Standard & Poor's on Monday lowered its credit rating on Greece to ‘selective default.’

S&P said it revised its 'CC' long-term and 'C' short-term sovereign credit ratings on Greece to 'SD,’ or selective default.

The move was expected following a Greek debt restructuring agreement reached last week that will require Greek bondholders to accept haircuts in many cases of more than 50%.

S&P said the agreement, hammered together so that Greece could obtain a $170 billion bailout package, “materially changes the original terms of the affected debt and constitutes the launch of what we consider to be a distressed debt restructuring.”

The ratings firm said it views the restructuring of Greece’s debt, especially on terms that are unfavorable to its bondholders, as “a default by Standard & Poor's published definition.”

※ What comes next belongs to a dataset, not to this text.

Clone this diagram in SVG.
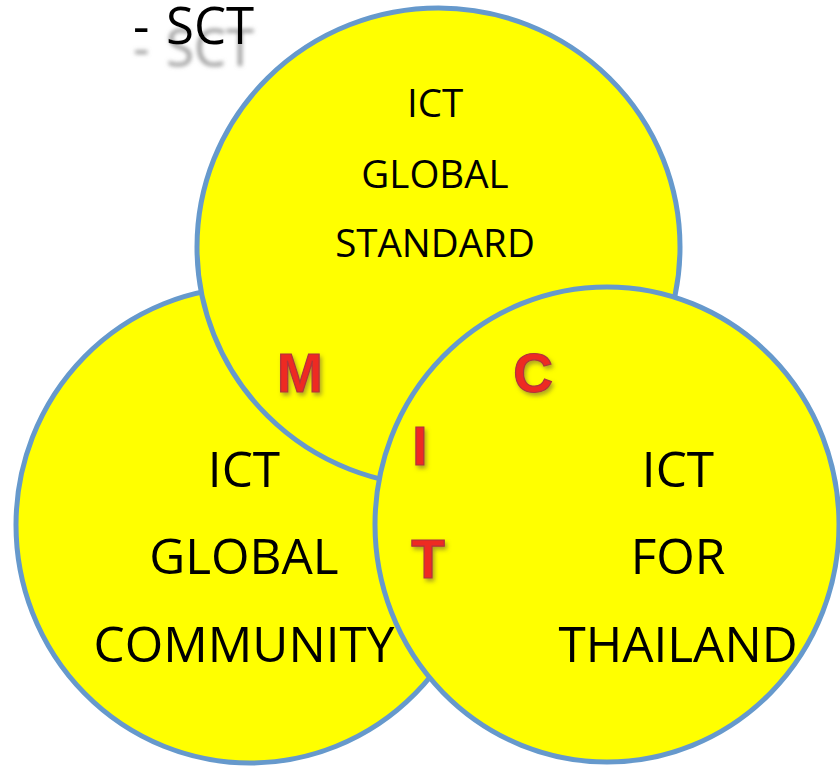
<svg xmlns="http://www.w3.org/2000/svg" width="840" height="767" viewBox="0 0 840 767">
  <style>
    .circle { fill: #FFFF00; stroke: #6699CC; stroke-width: 5; }
    .lbl { font-family: "Open Sans", "Noto Sans", sans-serif; fill: #000; text-anchor: middle; }
    .big { font-size: 49.5px; }
    .small { font-size: 38.5px; }
    .red { font-family: "Liberation Sans", Arial, sans-serif; font-weight: bold; font-size: 55px; fill: #EE2A24; stroke: #B0343C; stroke-width: 1.2; text-anchor: middle; filter: url(#shadow); }
    .title { font-family: "Open Sans", "Noto Sans", sans-serif; font-size: 51px; fill: #000; }
  </style>
  <defs>
    <filter id="shadow" x="-30%" y="-30%" width="160%" height="160%">
      <feDropShadow dx="2" dy="3" stdDeviation="2" flood-color="#7a6a30" flood-opacity="0.6"/>
    </filter>
    <filter id="reflect" x="-10%" y="-20%" width="120%" height="200%">
      <feOffset in="SourceAlpha" dx="0" dy="22" result="off"/>
      <feGaussianBlur in="off" stdDeviation="2" result="blur"/>
      <feFlood flood-color="#8a8a8a" flood-opacity="0.85"/>
      <feComposite in2="blur" operator="in" result="shadow"/>
      <feMerge>
        <feMergeNode in="shadow"/>
        <feMergeNode in="SourceGraphic"/>
      </feMerge>
    </filter>
  </defs>

  <g id="title" filter="url(#reflect)">
    <text class="title" x="133" y="44">-</text>
    <text class="title" x="166" y="44">SCT</text>
  </g>

  <g id="node-community">
    <ellipse class="circle" cx="250" cy="525" rx="234" ry="238"/>
  </g>
  <g id="node-standard">
    <ellipse class="circle" cx="438.5" cy="247" rx="241.5" ry="239"/>
  </g>
  <g id="node-thailand">
    <ellipse class="circle" cx="607" cy="524.5" rx="232" ry="237.5"/>
  </g>

  <g id="labels-standard">
    <text class="lbl small" x="435" y="117">ICT</text>
    <text class="lbl small" x="435" y="188">GLOBAL</text>
    <text class="lbl small" x="435" y="257">STANDARD</text>
  </g>
  <g id="labels-community">
    <text class="lbl big" x="244" y="487">ICT</text>
    <text class="lbl big" x="244" y="574">GLOBAL</text>
    <text class="lbl big" x="244" y="662">COMMUNITY</text>
  </g>
  <g id="labels-thailand">
    <text class="lbl big" x="678" y="487">ICT</text>
    <text class="lbl big" x="678" y="574">FOR</text>
    <text class="lbl big" x="678" y="662">THAILAND</text>
  </g>

  <g id="mict">
    <text class="red" x="300" y="392">M</text>
    <text class="red" x="533" y="392">C</text>
    <text class="red" x="420" y="465">I</text>
    <text class="red" x="428" y="578">T</text>
  </g>

  <g id="connectors"></g>
</svg>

Under certain circumstances, Greece could see its ‘CCC’ rating reinstated based on S&P’s forward-looking assessment of Greece’s creditworthiness, S&P said in a statement.

However, the fear of a Greek default still looms if “a sufficient number of bondholders do not accept the exchange offer,” according to the ratings firm. S&P noted that additional bailout funds earmarked for Greece will only be released if a successful bond deal is completed. A default is likely if Greece doesn't get that bailout money.

Also Monday, S&P lowered its outlook on the European Financial Stability Facility [EFSF], the fund for bailing out debt-laden eurozone countries.